>> BEGIN Provided material

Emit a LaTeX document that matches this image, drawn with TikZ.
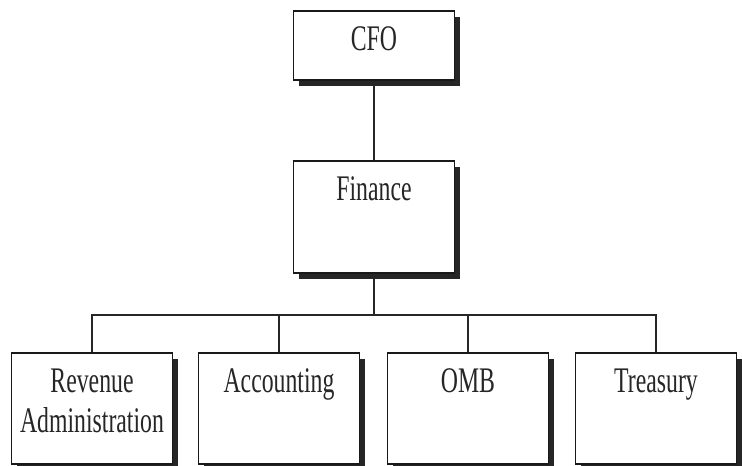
\documentclass[tikz,border=0pt]{standalone}
\usepackage{fontspec}
\setmainfont{Liberation Serif}[FakeStretch=0.66]
\usetikzlibrary{shadows}

\tikzset{
  unitbox/.style={draw=black!90, line width=1.6pt, fill=white, inner sep=0pt,
    text width=161pt, align=center, text height=40pt, text depth=#1,
    minimum width=161pt, anchor=north,
    font=\fontsize{36}{40}\selectfont, text=black!85,
    drop shadow={shadow xshift=5pt, shadow yshift=-6pt, fill=black!85, opacity=1}},
  link/.style={draw=black!85, line width=1.3pt}
}

\begin{document}
\begin{tikzpicture}[x=1pt, y=-1pt]
	\useasboundingbox (0,0) rectangle (742,466);

	% top of the chart
	\node[unitbox=29pt] (cfo) at (374,10) {CFO};
	\node[unitbox=72pt] (fin) at (374,160) {Finance};
	\coordinate (bus) at (374,315);

	% units below finance
	\node[unitbox=71pt] (rev) at (92,352) {Revenue\\Administration};
	\node[unitbox=71pt] (acc) at (279,352) {Accounting};
	\node[unitbox=71pt] (omb) at (468,352) {OMB};
	\node[unitbox=71pt] (tre) at (656,352) {Treasury};

	\draw[link] (cfo.south) -- (fin.north);
	\draw[link] (fin.south) -- (bus);
	\foreach \u in {rev,acc,omb,tre}
		\draw[link] (\u.north) |- (bus);
\end{tikzpicture}
\end{document}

>> END Provided material

Exercise prompt :: From the material above, reproduce everything verbatim except the pictures.

Correct response ::
Emit a LaTeX document that matches this image, drawn with TikZ.
\documentclass[tikz,border=0pt]{standalone}
\usepackage{fontspec}
\setmainfont{Liberation Serif}[FakeStretch=0.66]
\usetikzlibrary{shadows}

\tikzset{
  unitbox/.style={draw=black!90, line width=1.6pt, fill=white, inner sep=0pt,
    text width=161pt, align=center, text height=40pt, text depth=#1,
    minimum width=161pt, anchor=north,
    font=\fontsize{36}{40}\selectfont, text=black!85,
    drop shadow={shadow xshift=5pt, shadow yshift=-6pt, fill=black!85, opacity=1}},
  link/.style={draw=black!85, line width=1.3pt}
}

\begin{document}
\begin{tikzpicture}[x=1pt, y=-1pt]
	\useasboundingbox (0,0) rectangle (742,466);

	% top of the chart
	\node[unitbox=29pt] (cfo) at (374,10) {CFO};
	\node[unitbox=72pt] (fin) at (374,160) {Finance};
	\coordinate (bus) at (374,315);

	% units below finance
	\node[unitbox=71pt] (rev) at (92,352) {Revenue\\Administration};
	\node[unitbox=71pt] (acc) at (279,352) {Accounting};
	\node[unitbox=71pt] (omb) at (468,352) {OMB};
	\node[unitbox=71pt] (tre) at (656,352) {Treasury};

	\draw[link] (cfo.south) -- (fin.north);
	\draw[link] (fin.south) -- (bus);
	\foreach \u in {rev,acc,omb,tre}
		\draw[link] (\u.north) |- (bus);
\end{tikzpicture}
\end{document}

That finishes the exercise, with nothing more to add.